Copy out all lines where "with" appears.

## start PROVIDED DATA

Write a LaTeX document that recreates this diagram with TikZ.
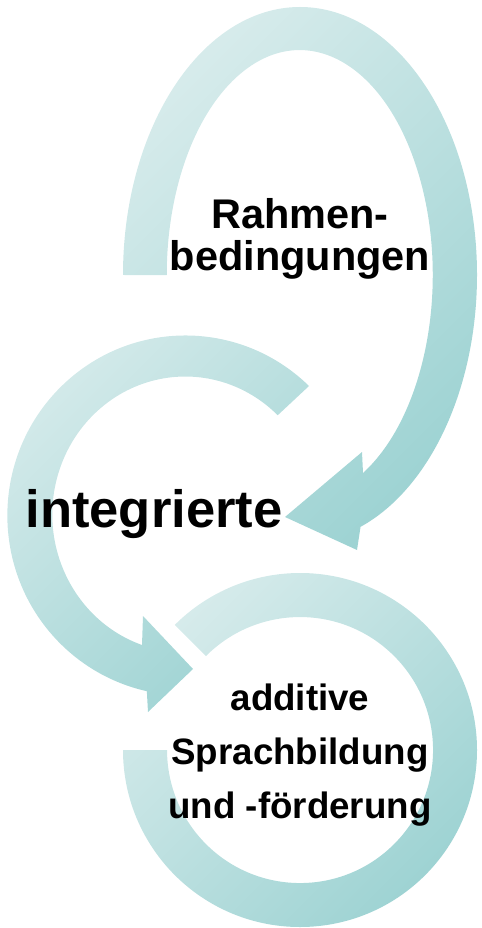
\documentclass[tikz,border=0pt]{standalone}
\usepackage{fontspec}
\setmainfont{Liberation Sans}
\definecolor{arrowlight}{RGB}{214,235,235}
\definecolor{arrowdark}{RGB}{158,211,211}
\begin{document}
\begin{tikzpicture}[x=0.02cm, y=-0.02cm,
    band/.style={top color=arrowlight, bottom color=arrowdark, shading angle=45},
    boldtext/.style={align=center, anchor=base}]
    \useasboundingbox (0,0) rectangle (482,928);
    % top loop
    \shade[band] (123,275) arc[start angle=180, end angle=430, x radius=177, y radius=268]
        -- (357,550) -- (285,517) -- (362,452) -- (363,473)
        arc[start angle=421.6, end angle=180, x radius=133, y radius=225] -- cycle;
    % middle loop
    \shade[band] (309,386) arc[start angle=314, end angle=102.5, x radius=178, y radius=180]
        -- (148,712) -- (193,669) -- (143,616) -- (142,645)
        arc[start angle=109, end angle=314, x radius=133, y radius=138] -- cycle;
    % bottom ring
    \shade[band] (123,750) arc[start angle=180, end angle=-135, radius=177]
        -- (206,656) arc[start angle=-135, end angle=180, radius=133] -- cycle;
    \node[boldtext, font=\bfseries\fontsize{23.6}{24.4}\selectfont] (rahmen) at (300,271) {Rahmen-\\bedingungen};
    \node[boldtext, font=\bfseries\fontsize{29.9}{32}\selectfont] (integr) at (154,527) {integrierte};
    \node[boldtext, font=\bfseries\fontsize{20.9}{30.5}\selectfont] (additiv) at (300,818) {additive\\Sprachbildung\\und -förderung};
\end{tikzpicture}
\end{document}
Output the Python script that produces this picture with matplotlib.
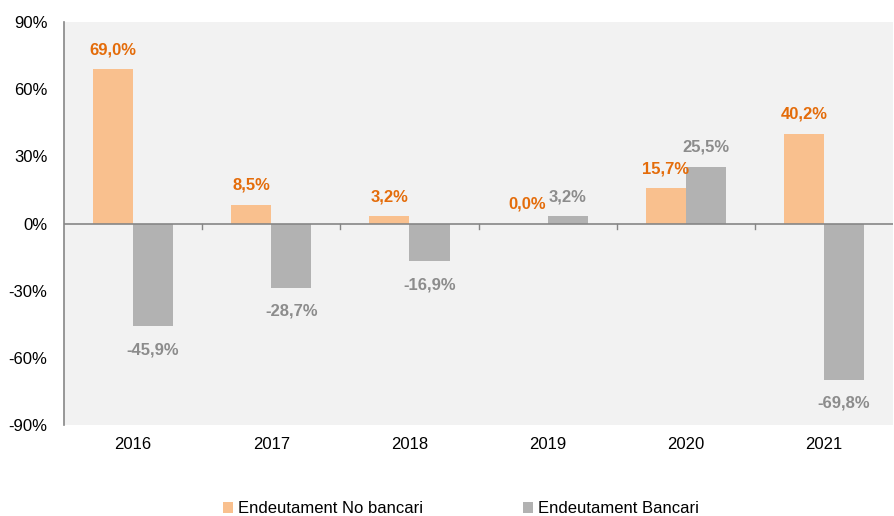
import matplotlib.pyplot as plt
import numpy as np

plt.rcParams["font.family"] = ["Liberation Sans", "DejaVu Sans"]

years = ["2016", "2017", "2018", "2019", "2020", "2021"]
no_bancari = [69.0, 8.5, 3.2, 0.0, 15.7, 40.2]
bancari = [-45.9, -28.7, -16.9, 3.2, 25.5, -69.8]
y_ticks = [-90, -60, -30, 0, 30, 60, 90]

ORANGE = "#F9C08E"
GRAY = "#B2B2B2"
ORANGE_TXT = "#E46C0A"
GRAY_TXT = "#8C8C8C"
AXIS = "#868686"


def fmt(v):
    return f"{v:.1f}".replace(".", ",") + "%"


fig = plt.figure(figsize=(8.95, 5.16), dpi=100)
ax = fig.add_axes([0.0715, 0.1764, 0.9265, 0.7806])
ax.set_facecolor("#F2F2F2")

x = np.arange(len(years))
w = 0.29
ax.bar(x - w / 2, no_bancari, w, color=ORANGE, label="Endeutament No bancari", zorder=2)
ax.bar(x + w / 2, bancari, w, color=GRAY, label="Endeutament Bancari", zorder=2)

# data labels
for xi, v in zip(x - w / 2, no_bancari):
    off = 14 if v >= 0 else -16
    ax.annotate(fmt(v), (xi, v), xytext=(0, off), textcoords="offset points",
                ha="center", va="center", color=ORANGE_TXT, fontsize=12, weight="bold")
for xi, v in zip(x + w / 2, bancari):
    off = 14 if v >= 0 else -17
    ax.annotate(fmt(v), (xi, v), xytext=(0, off), textcoords="offset points",
                ha="center", va="center", color=GRAY_TXT, fontsize=12, weight="bold")

ax.set_xlim(-0.5, len(years) - 0.5)
ax.set_ylim(-90, 90)
ax.set_yticks(y_ticks)
ax.set_yticklabels([f"{t}%" for t in y_ticks], fontsize=12)
ax.tick_params(axis="y", length=0, pad=12)

# zero line with separators between categories
ax.axhline(0, color=AXIS, lw=1.2, zorder=3)
for b in np.arange(0.5, len(years) - 0.5):
    ax.plot([b, b], [0, -2.2], color=AXIS, lw=1.0, zorder=3)

ax.set_xticks(x)
ax.set_xticklabels(years, fontsize=12)
ax.tick_params(axis="x", length=0, pad=9)

for s in ["top", "right", "bottom"]:
    ax.spines[s].set_visible(False)
ax.spines["left"].set_color(AXIS)
ax.spines["left"].set_linewidth(1.2)

fig.legend(loc="lower center", ncol=2, frameon=False, fontsize=12,
           bbox_to_anchor=(0.515, -0.03), handlelength=0.6, handleheight=0.6,
           handletextpad=0.3, columnspacing=6.0)

fig.savefig("out.png", dpi=100)
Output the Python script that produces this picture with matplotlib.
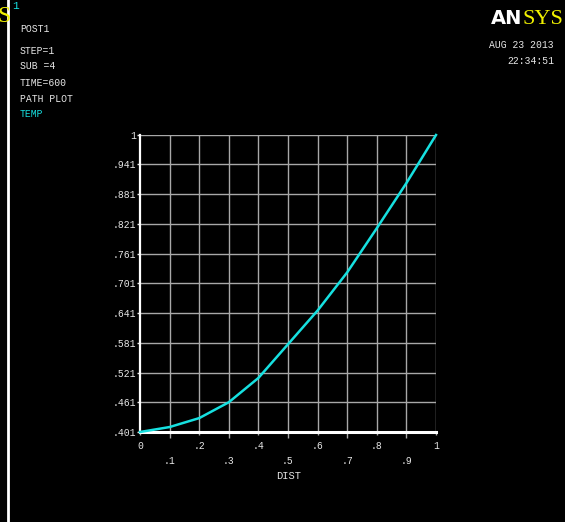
#   ANSYS POST1 path plot of TEMP along DIST
import numpy as np
import matplotlib
matplotlib.use("Agg")
import matplotlib.pyplot as plt

# data
dist = [0.0, 0.1, 0.2, 0.3, 0.4, 0.5, 0.6, 0.7, 0.8, 0.9, 1.0]
temp = [0.401, 0.411, 0.429, 0.461, 0.510, 0.578, 0.646, 0.723, 0.812, 0.903, 1.0]

yticks = [0.401, 0.461, 0.521, 0.581, 0.641, 0.701, 0.761, 0.821, 0.881, 0.941, 1.0]
ylabels = [".401", ".461", ".521", ".581", ".641", ".701", ".761", ".821", ".881", ".941", "1"]
xmajor = [0, 0.2, 0.4, 0.6, 0.8, 1.0]
xmajor_lab = ["0", ".2", ".4", ".6", ".8", "1"]
xminor = [0.1, 0.3, 0.5, 0.7, 0.9]
xminor_lab = [".1", ".3", ".5", ".7", ".9"]

info = ["POST1", "STEP=1", "SUB =4", "TIME=600", "PATH PLOT", "TEMP"]
info_y = [29, 51, 66, 83, 99, 114]

W, H = 565, 522
txtcol = "#e6e6e6"
gridcol = "#a8a8a8"
cyan = "#16e0e0"
mono = "Liberation Mono"

fig = plt.figure(figsize=(W / 100, H / 100), dpi=100, facecolor="black")

def fx(px):
    return px / W

def fy(py):
    return 1 - py / H

ax = fig.add_axes([fx(140), fy(432), fx(436) - fx(140), fy(135) - fy(432)])
ax.set_facecolor("black")
ax.set_xlim(0, 1)
ax.set_ylim(0.401, 1.0)

# grid
for v in yticks[1:]:
    ax.axhline(v, color=gridcol, lw=1.0, zorder=1)
for v in xmajor[1:] + xminor:
    ax.axvline(v, color=gridcol, lw=1.0, zorder=1)

for s in ["top", "right"]:
    ax.spines[s].set_visible(False)
ax.spines["left"].set_color("white")
ax.spines["left"].set_linewidth(1.6)
ax.spines["bottom"].set_color("white")
ax.spines["bottom"].set_linewidth(2.2)

ax.plot(dist, temp, color=cyan, lw=1.8, zorder=3, clip_on=False)

ax.set_yticks(yticks, ylabels)
ax.set_xticks(xmajor, xmajor_lab)
ax.set_xticks(xminor, xminor_lab, minor=True)
ax.tick_params(axis="y", colors=txtcol, length=2, width=1, pad=1, labelsize=7)
ax.tick_params(axis="x", which="major", colors=gridcol, labelcolor=txtcol,
               length=2.5, width=1, pad=4, labelsize=7)
ax.tick_params(axis="x", which="minor", colors=gridcol, labelcolor=txtcol,
               length=4.5, width=1, pad=12.5, labelsize=7)
for lab in ax.get_xticklabels(which="both") + ax.get_yticklabels():
    lab.set_family(mono)

fig.text(fx(289), fy(476), "DIST", color=txtcol, family=mono, fontsize=7.5,
         ha="center", va="center")

# header text
fig.text(fx(12), fy(6), "1", color=cyan, family=mono, fontsize=8, va="center")
for t, yy in zip(info, info_y):
    c = cyan if t == "TEMP" else txtcol
    fig.text(fx(20), fy(yy), t, color=c, family=mono, fontsize=7, va="center")

fig.text(fx(554), fy(45), "AUG 23 2013", color=txtcol, family=mono, fontsize=7,
         ha="right", va="center")
fig.text(fx(554), fy(61), "22:34:51", color=txtcol, family=mono, fontsize=7,
         ha="right", va="center")

# logo
fig.text(fx(522), fy(19), "AN", color="white", family="DejaVu Sans", fontsize=14,
         fontweight="bold", va="center", ha="right")
fig.text(fx(563), fy(19), "SYS", color="#f0f000", family="Liberation Serif",
         fontsize=16, va="center", ha="right")
fig.text(fx(-3), fy(16), "S", color="#f0f000", family="Liberation Serif",
         fontsize=17, va="center", ha="left")

# white window border on the left
fig.add_artist(plt.Line2D([fx(8), fx(8)], [0, 1], color="white", lw=2,
                          transform=fig.transFigure))

fig.savefig("out.png", dpi=100, facecolor="black")
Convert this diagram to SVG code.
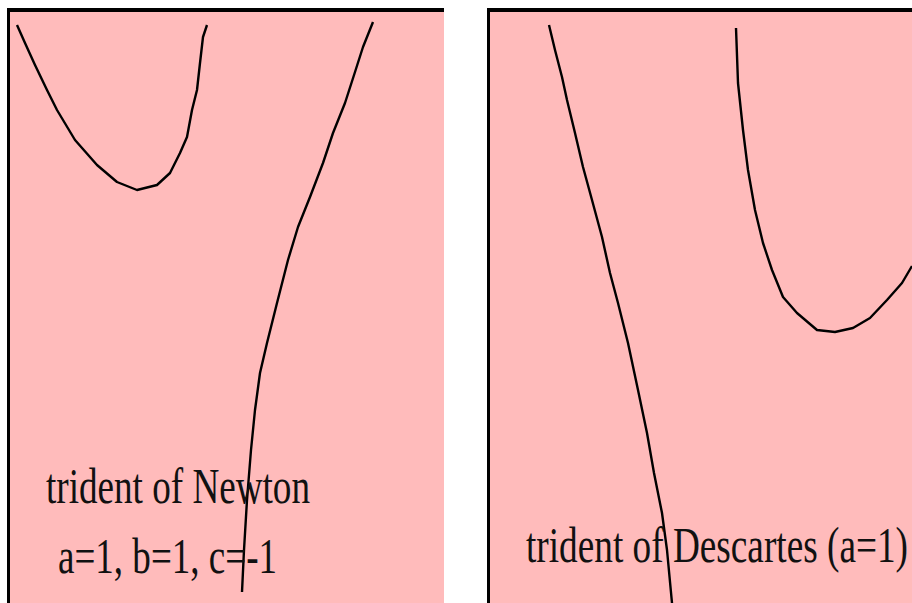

## end PROVIDED DATA

:: RESULT ::
Write a LaTeX document that recreates this diagram with TikZ.
Output the Python script that produces this picture with matplotlib.
# zero line with separators between categories
Output the Python script that produces this picture with matplotlib.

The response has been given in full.